__Objective__: Restate each line word for word. Leave out every picture.

===============

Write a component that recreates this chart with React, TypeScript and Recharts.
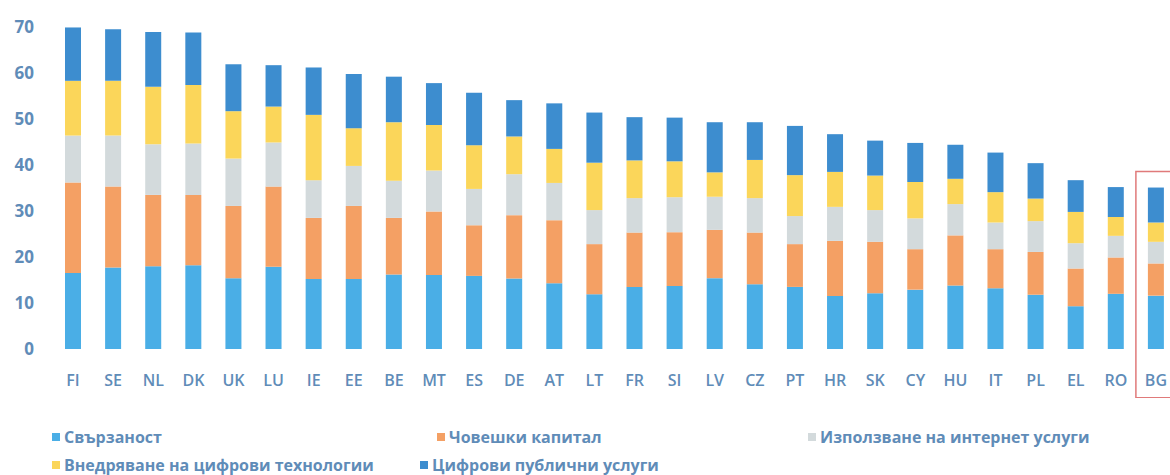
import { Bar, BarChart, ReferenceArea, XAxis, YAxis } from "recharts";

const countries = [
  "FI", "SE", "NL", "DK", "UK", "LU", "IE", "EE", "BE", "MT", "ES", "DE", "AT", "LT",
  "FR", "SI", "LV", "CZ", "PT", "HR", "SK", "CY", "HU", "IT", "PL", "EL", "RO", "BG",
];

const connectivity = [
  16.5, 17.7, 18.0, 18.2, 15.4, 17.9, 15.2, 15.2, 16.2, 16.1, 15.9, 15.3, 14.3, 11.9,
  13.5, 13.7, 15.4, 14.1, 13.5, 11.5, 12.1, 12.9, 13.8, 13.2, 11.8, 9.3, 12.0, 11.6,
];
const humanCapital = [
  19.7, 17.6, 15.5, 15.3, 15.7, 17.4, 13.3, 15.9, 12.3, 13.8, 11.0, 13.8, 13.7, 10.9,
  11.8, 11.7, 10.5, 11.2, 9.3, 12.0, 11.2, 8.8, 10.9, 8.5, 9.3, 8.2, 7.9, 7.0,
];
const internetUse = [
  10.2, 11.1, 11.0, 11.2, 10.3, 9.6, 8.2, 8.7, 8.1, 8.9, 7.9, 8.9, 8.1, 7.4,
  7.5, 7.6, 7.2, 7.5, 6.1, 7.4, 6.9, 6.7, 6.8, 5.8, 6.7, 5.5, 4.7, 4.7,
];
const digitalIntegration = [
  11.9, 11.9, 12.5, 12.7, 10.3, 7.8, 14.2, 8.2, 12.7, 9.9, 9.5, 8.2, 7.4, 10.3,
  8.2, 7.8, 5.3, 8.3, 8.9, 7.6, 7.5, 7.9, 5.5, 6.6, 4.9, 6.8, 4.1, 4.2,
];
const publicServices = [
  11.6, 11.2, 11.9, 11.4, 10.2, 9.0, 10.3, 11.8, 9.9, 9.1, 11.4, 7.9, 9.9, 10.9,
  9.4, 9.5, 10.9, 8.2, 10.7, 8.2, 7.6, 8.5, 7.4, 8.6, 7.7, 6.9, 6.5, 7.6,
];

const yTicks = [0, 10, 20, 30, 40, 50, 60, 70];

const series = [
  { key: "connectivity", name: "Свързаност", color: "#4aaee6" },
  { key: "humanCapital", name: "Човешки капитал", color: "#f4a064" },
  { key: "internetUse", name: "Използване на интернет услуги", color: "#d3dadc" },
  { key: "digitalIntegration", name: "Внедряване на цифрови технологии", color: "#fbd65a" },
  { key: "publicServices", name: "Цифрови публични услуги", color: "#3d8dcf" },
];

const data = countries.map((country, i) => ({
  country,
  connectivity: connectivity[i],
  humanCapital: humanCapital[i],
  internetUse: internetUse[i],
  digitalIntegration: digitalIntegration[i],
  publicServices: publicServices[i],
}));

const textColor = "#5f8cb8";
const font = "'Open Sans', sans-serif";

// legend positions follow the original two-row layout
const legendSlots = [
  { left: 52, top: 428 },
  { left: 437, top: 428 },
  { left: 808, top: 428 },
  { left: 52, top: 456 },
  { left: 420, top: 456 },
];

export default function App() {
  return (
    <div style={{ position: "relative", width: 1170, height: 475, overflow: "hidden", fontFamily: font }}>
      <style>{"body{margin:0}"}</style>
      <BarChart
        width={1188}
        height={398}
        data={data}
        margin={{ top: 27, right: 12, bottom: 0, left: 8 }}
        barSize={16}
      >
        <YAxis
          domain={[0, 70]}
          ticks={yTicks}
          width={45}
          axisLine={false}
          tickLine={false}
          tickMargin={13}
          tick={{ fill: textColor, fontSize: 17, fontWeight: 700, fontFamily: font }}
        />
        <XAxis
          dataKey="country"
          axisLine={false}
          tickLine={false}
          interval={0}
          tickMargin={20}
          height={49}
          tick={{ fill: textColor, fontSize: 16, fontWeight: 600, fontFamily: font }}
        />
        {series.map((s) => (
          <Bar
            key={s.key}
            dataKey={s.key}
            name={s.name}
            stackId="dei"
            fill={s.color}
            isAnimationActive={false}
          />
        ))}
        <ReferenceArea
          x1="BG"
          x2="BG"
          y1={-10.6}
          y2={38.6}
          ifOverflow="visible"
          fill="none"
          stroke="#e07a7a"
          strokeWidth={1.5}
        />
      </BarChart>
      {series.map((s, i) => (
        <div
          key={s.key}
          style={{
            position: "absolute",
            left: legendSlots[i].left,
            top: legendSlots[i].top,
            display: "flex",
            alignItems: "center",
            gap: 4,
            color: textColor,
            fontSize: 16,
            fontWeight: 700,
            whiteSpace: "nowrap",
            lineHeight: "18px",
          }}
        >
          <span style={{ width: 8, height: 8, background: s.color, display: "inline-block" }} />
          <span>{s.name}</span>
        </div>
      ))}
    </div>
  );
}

===============

__Expected answer__:
Write a component that recreates this chart with React, TypeScript and Recharts.
import { Bar, BarChart, ReferenceArea, XAxis, YAxis } from "recharts";

const countries = [
  "FI", "SE", "NL", "DK", "UK", "LU", "IE", "EE", "BE", "MT", "ES", "DE", "AT", "LT",
  "FR", "SI", "LV", "CZ", "PT", "HR", "SK", "CY", "HU", "IT", "PL", "EL", "RO", "BG",
];

const connectivity = [
  16.5, 17.7, 18.0, 18.2, 15.4, 17.9, 15.2, 15.2, 16.2, 16.1, 15.9, 15.3, 14.3, 11.9,
  13.5, 13.7, 15.4, 14.1, 13.5, 11.5, 12.1, 12.9, 13.8, 13.2, 11.8, 9.3, 12.0, 11.6,
];
const humanCapital = [
  19.7, 17.6, 15.5, 15.3, 15.7, 17.4, 13.3, 15.9, 12.3, 13.8, 11.0, 13.8, 13.7, 10.9,
  11.8, 11.7, 10.5, 11.2, 9.3, 12.0, 11.2, 8.8, 10.9, 8.5, 9.3, 8.2, 7.9, 7.0,
];
const internetUse = [
  10.2, 11.1, 11.0, 11.2, 10.3, 9.6, 8.2, 8.7, 8.1, 8.9, 7.9, 8.9, 8.1, 7.4,
  7.5, 7.6, 7.2, 7.5, 6.1, 7.4, 6.9, 6.7, 6.8, 5.8, 6.7, 5.5, 4.7, 4.7,
];
const digitalIntegration = [
  11.9, 11.9, 12.5, 12.7, 10.3, 7.8, 14.2, 8.2, 12.7, 9.9, 9.5, 8.2, 7.4, 10.3,
  8.2, 7.8, 5.3, 8.3, 8.9, 7.6, 7.5, 7.9, 5.5, 6.6, 4.9, 6.8, 4.1, 4.2,
];
const publicServices = [
  11.6, 11.2, 11.9, 11.4, 10.2, 9.0, 10.3, 11.8, 9.9, 9.1, 11.4, 7.9, 9.9, 10.9,
  9.4, 9.5, 10.9, 8.2, 10.7, 8.2, 7.6, 8.5, 7.4, 8.6, 7.7, 6.9, 6.5, 7.6,
];

const yTicks = [0, 10, 20, 30, 40, 50, 60, 70];

const series = [
  { key: "connectivity", name: "Свързаност", color: "#4aaee6" },
  { key: "humanCapital", name: "Човешки капитал", color: "#f4a064" },
  { key: "internetUse", name: "Използване на интернет услуги", color: "#d3dadc" },
  { key: "digitalIntegration", name: "Внедряване на цифрови технологии", color: "#fbd65a" },
  { key: "publicServices", name: "Цифрови публични услуги", color: "#3d8dcf" },
];

const data = countries.map((country, i) => ({
  country,
  connectivity: connectivity[i],
  humanCapital: humanCapital[i],
  internetUse: internetUse[i],
  digitalIntegration: digitalIntegration[i],
  publicServices: publicServices[i],
}));

const textColor = "#5f8cb8";
const font = "'Open Sans', sans-serif";

// legend positions follow the original two-row layout
const legendSlots = [
  { left: 52, top: 428 },
  { left: 437, top: 428 },
  { left: 808, top: 428 },
  { left: 52, top: 456 },
  { left: 420, top: 456 },
];

export default function App() {
  return (
    <div style={{ position: "relative", width: 1170, height: 475, overflow: "hidden", fontFamily: font }}>
      <style>{"body{margin:0}"}</style>
      <BarChart
        width={1188}
        height={398}
        data={data}
        margin={{ top: 27, right: 12, bottom: 0, left: 8 }}
        barSize={16}
      >
        <YAxis
          domain={[0, 70]}
          ticks={yTicks}
          width={45}
          axisLine={false}
          tickLine={false}
          tickMargin={13}
          tick={{ fill: textColor, fontSize: 17, fontWeight: 700, fontFamily: font }}
        />
        <XAxis
          dataKey="country"
          axisLine={false}
          tickLine={false}
          interval={0}
          tickMargin={20}
          height={49}
          tick={{ fill: textColor, fontSize: 16, fontWeight: 600, fontFamily: font }}
        />
        {series.map((s) => (
          <Bar
            key={s.key}
            dataKey={s.key}
            name={s.name}
            stackId="dei"
            fill={s.color}
            isAnimationActive={false}
          />
        ))}
        <ReferenceArea
          x1="BG"
          x2="BG"
          y1={-10.6}
          y2={38.6}
          ifOverflow="visible"
          fill="none"
          stroke="#e07a7a"
          strokeWidth={1.5}
        />
      </BarChart>
      {series.map((s, i) => (
        <div
          key={s.key}
          style={{
            position: "absolute",
            left: legendSlots[i].left,
            top: legendSlots[i].top,
            display: "flex",
            alignItems: "center",
            gap: 4,
            color: textColor,
            fontSize: 16,
            fontWeight: 700,
            whiteSpace: "nowrap",
            lineHeight: "18px",
          }}
        >
          <span style={{ width: 8, height: 8, background: s.color, display: "inline-block" }} />
          <span>{s.name}</span>
        </div>
      ))}
    </div>
  );
}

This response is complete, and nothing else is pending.